Friday, November 18, 2011

Good Times, Bad Times

For a long time, I have had a distaste for the marking of occasions: weddings, graduations, anniversaries, etc. I've mentioned this here on H&R a few times. I feel a little weird about it, from time to time, to be honest with you. Most people love these occasions.

Then, just when I start to feel a little mystified by my own logical salmon swim, something always hits me, and I realize there's a derned good reason for my weirdness; that my weirdness, on this particular issue might just be a form of transcendence.

Today, for instance, a friend on Facebook summed up her life of late. She mentioned how happy she is. So . . . cool. I'm glad. There is no problem with that statement, in and of itself.

Frequently, though, friends will go the other way on Facebook. They say things like. "Goodbye, 2010. You were horrible." Or they might put up "Worst day ever." Things like that.


"It was the best of times; it was the worst of times . . ."
When I see these posts, either the negative or the positive ones, I realize that I simply don't think that way. If I really scrutinize things, I can look back at the past few years and I can say that they have been the most difficult ones of my life. But, see -- I don't do that. Not on a regular basis -- not unless I'm writing a blog post or something.

If this is a kind of transcendence, it happens because of my hard-wiring. I sure don't work at it, so I can't claim it as any kind of accomplishment borne out of meditation or something.

But if you think about it, just mentioning how perfect things are, in a Facebook status, sort of sets one up for the alternative, at least in terms of one's working mental state.While it's cool to be appreciative of the good times, it might not be such a good idea to print them up --- to share them as an occasion, if you will.

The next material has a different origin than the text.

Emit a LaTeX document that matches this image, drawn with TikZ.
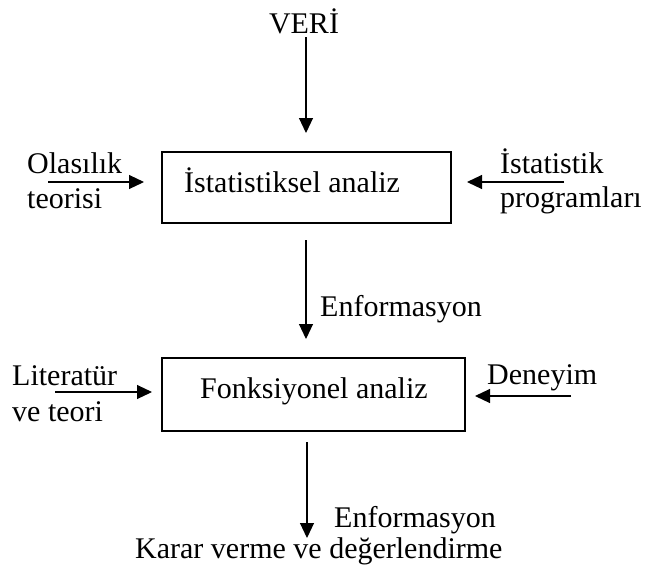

Marking the bad stuff sort of goes the other way, of course. Saying 2010 was a bad year sort of chisels it into stone. It feels too much like a lost year when it is written down and published like that.

If I look back, I do see the bad stuff, but I don't let the bad stuff smother my memory of a time period. For instance, I might remember how hard things were when my dad was sick a while ago, but I remember that as being bad -- not the whole time in which it happened. My memory says: "It was horrible when my dad was sick," but it doesn't say, "That was a horrible year."

I suppose summing things up can be good for us, at times, but maybe not when it comes down to summing up the essential quality of certain chunks of our lives.

I guess, to some extent, it comes back to thinking about "nowness." To take it a little deeper, though, the moment we find ourselves in is the only one that's really important. And the event isn't the moment -- it takes place within the moment, but it doesn't turn the moment itself into something horrible.

While I am well acquainted with "Wow -- that really sucked," I'm a stranger to, "What a horrible year I had."

Nothing winds up completely until we're dead, right? Maybe we need to reserve judgement until we're looking down from a cloud and jamming on the lyre and the rest of forever is a non-stop ride on a moonbeam surf board.

Well, I have either found something, or I'm a fruitcake.

Sorry so riffy, but it's late and I'm hungry.